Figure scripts
····················

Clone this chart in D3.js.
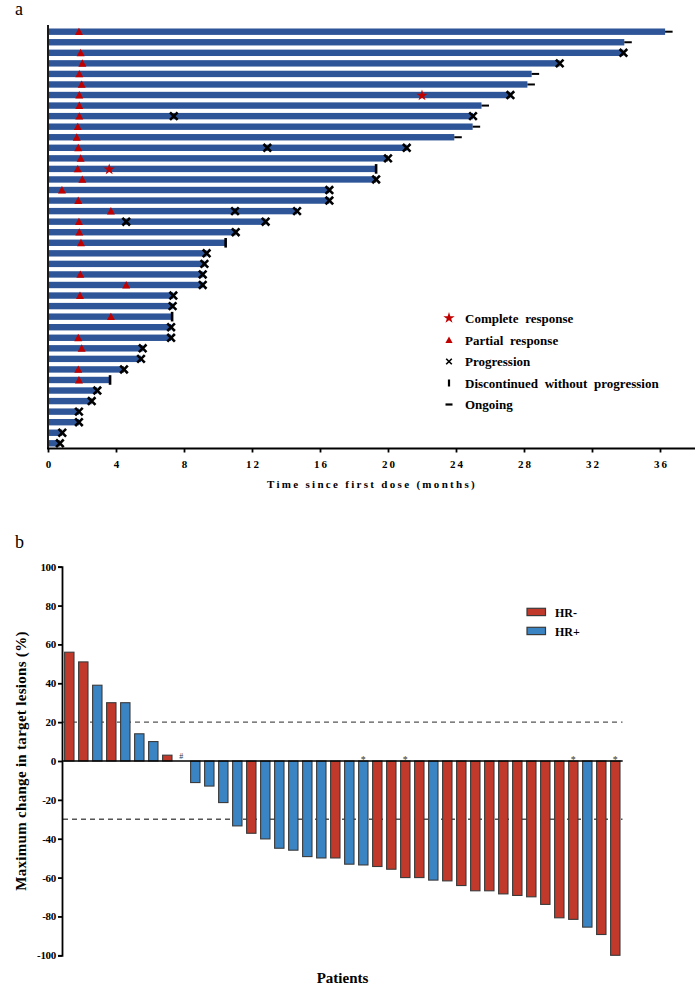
<!DOCTYPE html>
<html>
<head>
<meta charset="utf-8">
<script src="https://cdn.jsdelivr.net/npm/d3@7"></script>
<style>
  body { margin: 0; background: #fff; }
  svg { display: block; font-family: "Liberation Serif", "Times New Roman", serif; }
</style>
</head>
<body>
<svg id="chart" width="695" height="999"></svg>
<script>
// ---- panel a: swimmer plot ----
var durations = [36.3, 33.9, 33.85, 30.1, 28.45, 28.2, 27.2, 25.5, 25.0, 24.98,
                 23.9, 21.1, 20.0, 19.3, 19.3, 16.55, 16.55, 14.65, 12.8, 11.04,
                 10.45, 9.33, 9.2, 9.1, 9.1, 7.37, 7.33, 7.3, 7.24, 7.24,
                 5.57, 5.47, 4.47, 3.65, 2.9, 2.57, 1.82, 1.82, 0.84, 0.7];
// O = ongoing, P = progression, D = discontinued without progression
var endings = ["O","O","P","P","O","O","P","O","P","O",
               "O","P","P","D","P","P","P","P","P","P",
               "D","P","P","P","P","P","P","D","P","P",
               "P","P","P","D","P","P","P","P","P","P"];
var partialResp = [1.82, null, 1.92, 2.02, 1.84, 1.98, 1.84, 1.84, 1.84, 1.75,
                   1.69, 1.78, 1.92, 1.75, 2.02, 0.82, 1.78, 3.7, 1.82, 1.84,
                   1.94, null, null, 1.9, 4.6, 1.88, null, 3.7, null, 1.78,
                   1.98, null, 1.78, 1.82, null, null, null, null, null, null];
var completeResp = [null, null, null, null, null, null, 22.0, null, null, null,
                    null, null, null, 3.6, null, null, null, null, null, null,
                    null, null, null, null, null, null, null, null, null, null,
                    null, null, null, null, null, null, null, null, null, null];
// progression marks that sit inside a bar (row index, months)
var extraProgRow = [8, 11, 17, 18];
var extraProgTime = [7.4, 12.9, 11.0, 4.6];
var monthTicks = [0, 4, 8, 12, 16, 20, 24, 28, 32, 36];
var legendA = ["Complete response", "Partial response", "Progression",
               "Discontinued without progression", "Ongoing"];

// ---- panel b: waterfall plot ----
var changes = [56, 51, 39, 30, 30, 14, 10, 3, null, -11.1,
               -12.9, -21.4, -33.4, -37.2, -40.1, -44.9, -45.9, -49.2, -49.9, -49.9,
               -53.1, -53.5, -54.3, -55.7, -60, -60, -61.3, -61.7, -64.1, -66.8,
               -66.8, -68.4, -69.2, -69.9, -73.8, -80.7, -81.5, -85.5, -89.3, -100];
var groups = ["HR-","HR-","HR+","HR-","HR+","HR+","HR+","HR-","","HR+",
              "HR+","HR+","HR+","HR-","HR+","HR+","HR+","HR+","HR+","HR-",
              "HR+","HR+","HR-","HR-","HR-","HR-","HR+","HR-","HR-","HR-",
              "HR-","HR-","HR-","HR-","HR-","HR-","HR-","HR+","HR-","HR-"];
var notes = ["","","","","","","","","#","",
             "","","","","","","","","","",
             "","*","","","*","","","","","",
             "","","","","","","*","","","*"];
var changeTicks = [-100, -80, -60, -40, -20, 0, 20, 40, 60, 80, 100];
var refLines = [20, -30];
var legendB = ["HR-", "HR+"];

var svg = d3.select("#chart");
var barBlue = "#2e5597", mark = "#c00000";

// ================= panel a =================
svg.append("text").attr("x", 15).attr("y", 15).attr("font-size", 18).text("a");

var x = d3.scaleLinear().domain([0, 36]).range([48, 660]);
var rows = d3.range(durations.length);
var y = d3.scalePoint().domain(rows).range([31.7, 443.3]);

var ga = svg.append("g");

ga.selectAll("rect.bar").data(rows).enter().append("rect")
  .attr("class", "bar")
  .attr("x", x(0) + 1)
  .attr("y", function(i) { return y(i) - 3.2; })
  .attr("width", function(i) { return x(durations[i]) - x(0) - 1; })
  .attr("height", 6.4)
  .attr("fill", barBlue);

// y axis line
ga.append("line").attr("x1", 48).attr("x2", 48).attr("y1", 25).attr("y2", 448.5)
  .attr("stroke", "#000").attr("stroke-width", 1.8);

// x axis
var xAxis = d3.axisBottom(x).tickValues(monthTicks).tickSize(4).tickPadding(8);
var gx = ga.append("g").attr("transform", "translate(0,448.5)").call(xAxis);
gx.select(".domain").remove();
gx.append("line").attr("x1", 47).attr("x2", 695).attr("stroke", "#000").attr("stroke-width", 1.8);
gx.selectAll(".tick line").attr("stroke", "#000").attr("stroke-width", 1.8);
gx.selectAll(".tick text").attr("fill", "#000")
  .attr("font-family", "Liberation Serif").attr("font-weight", "bold")
  .attr("font-size", 11).attr("letter-spacing", "2px").attr("dx", "1px");

ga.append("text").attr("x", 372).attr("y", 488).attr("text-anchor", "middle")
  .attr("font-weight", "bold").attr("font-size", 11).attr("letter-spacing", "2.3px")
  .text("Time since first dose (months)");

function xMark(g, cx, cy, r, w) {
  g.append("path")
    .attr("d", "M" + (cx - r) + "," + (cy - r) + "L" + (cx + r) + "," + (cy + r) +
               "M" + (cx - r) + "," + (cy + r) + "L" + (cx + r) + "," + (cy - r))
    .attr("stroke", "#000").attr("stroke-width", w).attr("fill", "none");
}
function triangle(g, cx, cy, s) {
  g.append("path")
    .attr("d", "M" + cx + "," + (cy - s) + "L" + (cx - s) + "," + (cy + s * 0.85) +
               "L" + (cx + s) + "," + (cy + s * 0.85) + "Z")
    .attr("fill", mark);
}

rows.forEach(function(i) {
  var xe = x(durations[i]), yy = y(i);
  if (endings[i] === "O") {
    ga.append("line").attr("x1", xe).attr("x2", xe + 7.5).attr("y1", yy).attr("y2", yy)
      .attr("stroke", "#000").attr("stroke-width", 2);
  } else if (endings[i] === "D") {
    ga.append("line").attr("x1", xe).attr("x2", xe).attr("y1", yy - 4.8).attr("y2", yy + 4.8)
      .attr("stroke", "#000").attr("stroke-width", 2.6);
  } else {
    xMark(ga, xe, yy, 3.8, 2.6);
  }
  if (partialResp[i] != null) triangle(ga, x(partialResp[i]), yy, 4);
  if (completeResp[i] != null) {
    ga.append("path").attr("d", d3.symbol().type(d3.symbolStar).size(40)())
      .attr("transform", "translate(" + x(completeResp[i]) + "," + (yy + 0.5) + ")")
      .attr("fill", mark);
  }
});
extraProgRow.forEach(function(r, k) {
  xMark(ga, x(extraProgTime[k]), y(r), 3.8, 2.6);
});

// legend a
var lgA = ga.append("g");
legendA.forEach(function(t, k) {
  var ly = 318.5 + k * 21.5, lx = 449;
  if (k === 0) {
    lgA.append("path").attr("d", d3.symbol().type(d3.symbolStar).size(40)())
      .attr("transform", "translate(" + lx + "," + (ly - 0.5) + ")").attr("fill", mark);
  } else if (k === 1) {
    triangle(lgA, lx, ly, 3.6);
  } else if (k === 2) {
    xMark(lgA, lx, ly, 2.8, 1.6);
  } else if (k === 3) {
    lgA.append("line").attr("x1", lx).attr("x2", lx).attr("y1", ly - 3.5).attr("y2", ly + 3.5)
      .attr("stroke", "#000").attr("stroke-width", 2.2);
  } else {
    lgA.append("line").attr("x1", lx - 3.5).attr("x2", lx + 3.5).attr("y1", ly).attr("y2", ly)
      .attr("stroke", "#000").attr("stroke-width", 2.2);
  }
  lgA.append("text").attr("x", 465).attr("y", ly + 4.5)
    .attr("font-weight", "bold").attr("font-size", 13).attr("word-spacing", "3.5px").text(t);
});

// ================= panel b =================
svg.append("text").attr("x", 15).attr("y", 548).attr("font-size", 18).text("b");

var slots = d3.range(changes.length);
var xb = d3.scaleBand().domain(slots).range([62.3, 622.3]).paddingInner(0.33).paddingOuter(0.165);
var yb = d3.scaleLinear().domain([-100, 100]).range([955.3, 566.7]);
var color = d3.scaleOrdinal().domain(legendB).range(["#c0392b", "#3a84c4"]);

var gb = svg.append("g");

// reference lines behind bars
gb.selectAll("line.ref").data(refLines).enter().append("line")
  .attr("class", "ref")
  .attr("x1", 63).attr("x2", 622.5)
  .attr("y1", function(d) { return yb(d); }).attr("y2", function(d) { return yb(d); })
  .attr("stroke", "#555").attr("stroke-width", 1.4).attr("stroke-dasharray", "5,4");

gb.selectAll("rect.wf").data(slots.filter(function(i) { return changes[i] != null; }))
  .enter().append("rect")
  .attr("class", "wf")
  .attr("x", function(i) { return xb(i); })
  .attr("width", xb.bandwidth())
  .attr("y", function(i) { return Math.min(yb(changes[i]), yb(0)); })
  .attr("height", function(i) { return Math.abs(yb(changes[i]) - yb(0)); })
  .attr("fill", function(i) { return color(groups[i]); })
  .attr("stroke", "#3a3a3a").attr("stroke-width", 1.1);

// zero line
gb.append("line").attr("x1", 62).attr("x2", 622.7).attr("y1", yb(0)).attr("y2", yb(0))
  .attr("stroke", "#000").attr("stroke-width", 1.5);

// y axis
var yAxis = d3.axisLeft(yb).tickValues(changeTicks).tickSize(4).tickPadding(2)
  .tickFormat(function(d) { return String(d).replace("\u2212", "-"); });
var gy = gb.append("g").attr("transform", "translate(62,0)").call(yAxis);
gy.select(".domain").attr("stroke", "#000").attr("stroke-width", 1.8);
gy.selectAll(".tick line").attr("stroke", "#000").attr("stroke-width", 1.8);
gy.selectAll(".tick text").attr("fill", "#000")
  .attr("font-family", "Liberation Serif").attr("font-weight", "bold")
  .attr("font-size", 11).attr("letter-spacing", "-0.3px");

// notes above zero line
slots.forEach(function(i) {
  if (!notes[i]) return;
  gb.append("text")
    .attr("x", xb(i) + xb.bandwidth() / 2)
    .attr("y", notes[i] === "#" ? 759 : 763)
    .attr("text-anchor", "middle")
    .attr("font-size", notes[i] === "#" ? 8 : 10)
    .attr("fill", "#333")
    .text(notes[i]);
});

gb.append("text").attr("transform", "translate(26,761) rotate(-90)")
  .attr("text-anchor", "middle").attr("font-weight", "bold").attr("font-size", 15)
  .attr("letter-spacing", "0.3px")
  .text("Maximum change in target lesions (%)");

gb.append("text").attr("x", 342.5).attr("y", 982.5).attr("text-anchor", "middle")
  .attr("font-weight", "bold").attr("font-size", 15).text("Patients");

// legend b
legendB.forEach(function(g, k) {
  var ly = 608.3 + k * 19;
  gb.append("rect").attr("x", 527).attr("y", ly).attr("width", 18.5).attr("height", 7.3)
    .attr("fill", color(g)).attr("stroke", "#3a3a3a").attr("stroke-width", 1.2);
  gb.append("text").attr("x", 555).attr("y", ly + 8.6)
    .attr("font-weight", "bold").attr("font-size", 12).text(g);
});
</script>
</body>
</html>
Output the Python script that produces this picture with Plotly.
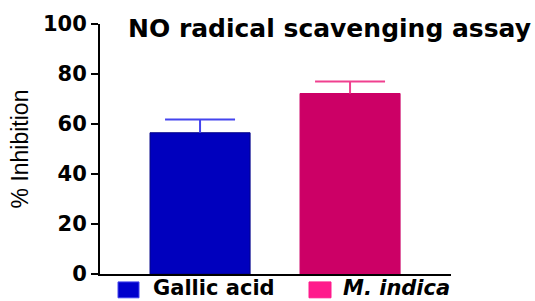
import plotly.graph_objects as go

categories = ["Gallic acid", "M. indica"]
values = [56.5, 72.2]
errors = [5.3, 4.8]
y_ticks = [0, 20, 40, 60, 80, 100]

bar_colors = ["#0000BE", "#CC0066"]
line_colors = ["#000088", "#CC0066"]
err_colors = ["#4444EE", "#F0408F"]

fig = go.Figure()
for i, (cat, v, e) in enumerate(zip(categories, values, errors)):
    fig.add_trace(go.Bar(
        x=[i], y=[v], name=cat, width=0.667,
        marker=dict(color=bar_colors[i], line=dict(color=line_colors[i], width=1)),
        showlegend=False,
    ))
    # one-sided (upper) error bar: stem from the bar top, cap as a marker
    fig.add_trace(go.Scatter(
        x=[i], y=[v + e], mode="markers",
        marker=dict(symbol="line-ew", size=50, color=err_colors[i],
                    line=dict(color=err_colors[i], width=2.2)),
        error_y=dict(type="data", symmetric=False, array=[0], arrayminus=[e],
                     color=err_colors[i], thickness=2, width=0),
        showlegend=False, hoverinfo="skip",
    ))

fig.update_layout(
    width=535, height=301,
    margin=dict(l=100, r=84, t=22, b=27),
    plot_bgcolor="white", paper_bgcolor="white",
    xaxis=dict(range=[-0.667, 1.673], showticklabels=False, ticks="",
               showline=True, linecolor="black", linewidth=2, showgrid=False,
               zeroline=False),
    yaxis=dict(range=[0, 100], tickvals=y_ticks, ticks="outside", ticklen=7,
               tickwidth=2, tickcolor="black", showline=True, linecolor="black",
               linewidth=2, showgrid=False, zeroline=False,
               tickfont=dict(family="DejaVu Sans", size=21, color="black", weight="bold"),
               title=dict(text="% Inhibition",
                          font=dict(family="Liberation Sans", size=23, color="black"),
                          standoff=8)),
    showlegend=False,
)

# Title
fig.add_annotation(text="<b>NO radical scavenging assay</b>", xref="paper", yref="paper",
                   x=(126 - 100) / 351, y=1.0 - (27 - 22) / 252, xanchor="left", yanchor="middle",
                   showarrow=False,
                   font=dict(family="DejaVu Sans", size=25, color="black"))

# Legend (manual)
legend_sq = [(118, 139, "#0000CC", "#4444EE"), (309, 331, "#FF1A8C", "#FF1A8C")]
legend_txt = [(151, "<b>Gallic acid</b>"), (341, "<b><i>M. indica</i></b>")]
for (x0, x1, fc, lc), (tx, txt) in zip(legend_sq, legend_txt):
    fig.add_shape(type="rect", xref="paper", yref="paper",
                  x0=(x0 - 100) / 351, x1=(x1 - 100) / 351,
                  y0=(274 - 282) / 252, y1=(274 - 298) / 252,
                  fillcolor=fc, line=dict(color=lc, width=1))
    fig.add_annotation(text=txt, xref="paper", yref="paper",
                       x=(tx - 100) / 351, y=(274 - 288) / 252,
                       xanchor="left", yanchor="middle", showarrow=False,
                       font=dict(family="DejaVu Sans", size=21, color="black"))

fig.write_html("out.html", config={"displayModeBar": False},
               post_script="document.body.style.margin='0px';")
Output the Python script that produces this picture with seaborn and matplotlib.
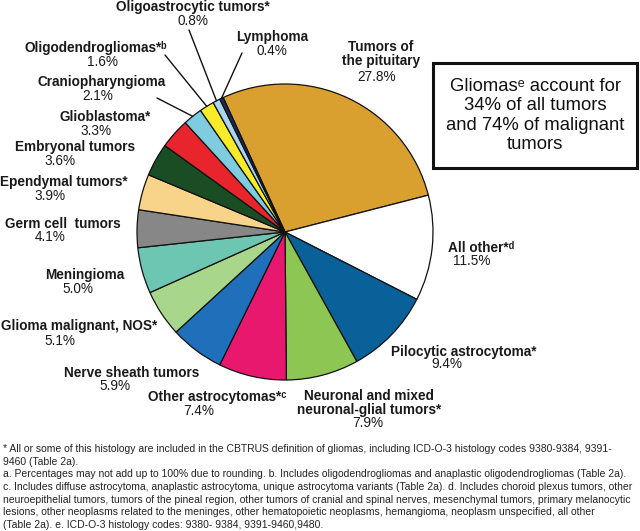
import matplotlib
matplotlib.use("Agg")
import matplotlib.pyplot as plt
import seaborn as sns
import numpy as np
from matplotlib.patches import Rectangle

categories = ["Tumors of\nthe pituitary", "All other*ᵈ", "Pilocytic astrocytoma*",
              "Neuronal and mixed\nneuronal-glial tumors*", "Other astrocytomas*ᶜ",
              "Nerve sheath tumors", "Glioma malignant, NOS*", "Meningioma",
              "Germ cell  tumors", "Ependymal tumors*", "Embryonal tumors",
              "Glioblastoma*", "Craniopharyngioma", "Oligodendrogliomas*ᵇ",
              "Oligoastrocytic tumors*", "Lymphoma"]
values = [27.8, 11.5, 9.4, 7.9, 7.4, 5.9, 5.1, 5.0, 4.1, 3.9, 3.6, 3.3, 2.1, 1.6, 0.8, 0.4]
pct_labels = ["27.8%", "11.5%", "9.4%", "7.9%", "7.4%", "5.9%", "5.1%", "5.0%",
              "4.1%", "3.9%", "3.6%", "3.3%", "2.1%", "1.6%", "0.8%", "0.4%"]
colors = ["#D9A030", "#FFFFFF", "#0A619A", "#8DC653", "#E9186F", "#1F6FBA",
          "#A8D68A", "#6CC6B2", "#878787", "#F8D48A", "#1B4D24", "#E8252C",
          "#7FCCE0", "#F8EC2A", "#A9D6EE", "#1B2A5A"]

box_text = "Gliomasᵉ account for\n34% of all tumors\nand 74% of malignant\ntumors"
footnote = ("* All or some of this histology are included in the CBTRUS definition of gliomas, including ICD-O-3 histology codes 9380-9384, 9391-\n"
            "9460 (Table 2a).\n"
            "a. Percentages may not add up to 100% due to rounding. b. Includes oligodendrogliomas and anaplastic oligodendrogliomas (Table 2a).\n"
            "c. Includes diffuse astrocytoma, anaplastic astrocytoma, unique astrocytoma variants (Table 2a). d. Includes choroid plexus tumors, other\n"
            "neuroepithelial tumors, tumors of the pineal region, other tumors of cranial and spinal nerves, mesenchymal tumors, primary melanocytic\n"
            "lesions, other neoplasms related to the meninges, other hematopoietic neoplasms, hemangioma, neoplasm unspecified, all other\n"
            "(Table 2a). e. ICD-O-3 histology codes: 9380- 9384, 9391-9460,9480.")

sns.set_theme(style="white")
plt.rcParams['font.family'] = ['Liberation Sans', 'DejaVu Sans']

W, H = 640, 531
fig = plt.figure(figsize=(W / 100, H / 100), dpi=100)
ax = fig.add_axes([0, 0, 1, 1])

def Y(y):
    return H - y

cx, cy, R = 285, 232, 148
pal = sns.color_palette(colors)
wedges, _ = ax.pie(values, colors=pal, startangle=114.7, counterclock=False,
                   center=(cx, Y(cy)), radius=R, frame=True,
                   wedgeprops=dict(edgecolor="#111111", linewidth=0.9))
ax.set_xlim(0, W)
ax.set_ylim(0, H)
ax.set_aspect('equal')
ax.axis('off')

# label positions (pixel coords): name center, pct center
label_pos = {
    0: ((381, 54), (377, 77)),
    1: ((481, 248), (472, 261)),
    2: ((464, 352), (447, 364)),
    3: ((369, 403), (368, 423)),
    4: ((217, 397), (199, 411)),
    5: ((132, 373), (115, 386)),
    6: ((79, 326), (60, 341)),
    7: ((85, 275), (78, 289)),
    8: ((63, 224), (50, 237)),
    9: ((64, 182), (50, 196)),
    10: ((75, 147), (60, 161)),
    11: ((105, 117), (96, 131)),
    12: ((102, 82), (98, 96)),
    13: ((96, 48), (103, 62)),
    14: ((193, 7), (193, 21)),
    15: ((272, 37), (272, 51)),
}
fs = 9.8
for i, ((nx, ny), (px, py)) in label_pos.items():
    ax.text(nx, Y(ny), categories[i], ha='center', va='center', fontsize=fs,
            fontweight='bold', color='#1a1a1a', linespacing=1.0)
    ax.text(px, Y(py), pct_labels[i], ha='center', va='center', fontsize=fs,
            color='#1a1a1a')

# leader lines for small slices
leader_start = {14: (189, 30), 15: (242, 53), 13: (165, 55), 12: (157, 98)}
for i, (sx, sy) in leader_start.items():
    w = wedges[i]
    mid = np.deg2rad((w.theta1 + w.theta2) / 2)
    ex, ey = cx + R * np.cos(mid), Y(cy) + R * np.sin(mid)
    ax.plot([sx, ex], [Y(sy), ey], color='#111111', linewidth=1.0)

# box
ax.add_patch(Rectangle((433, Y(168)), 637 - 433, 168 - 63, fill=False,
                       edgecolor='#111111', linewidth=2.2))
ax.text(535, Y(115.5), box_text, ha='center', va='center', fontsize=13.3,
        color='#111111', linespacing=1.2)

ax.text(3, Y(444), footnote, ha='left', va='top', fontsize=7.5,
        color='#222222', linespacing=1.33)

fig.savefig("out.png", dpi=100)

····················

Task requirements
Select every line of the records holding the string "Output".

Expected answer
Output the Python script that produces this picture with Plotly.
Output the Python script that produces this picture with seaborn and matplotlib.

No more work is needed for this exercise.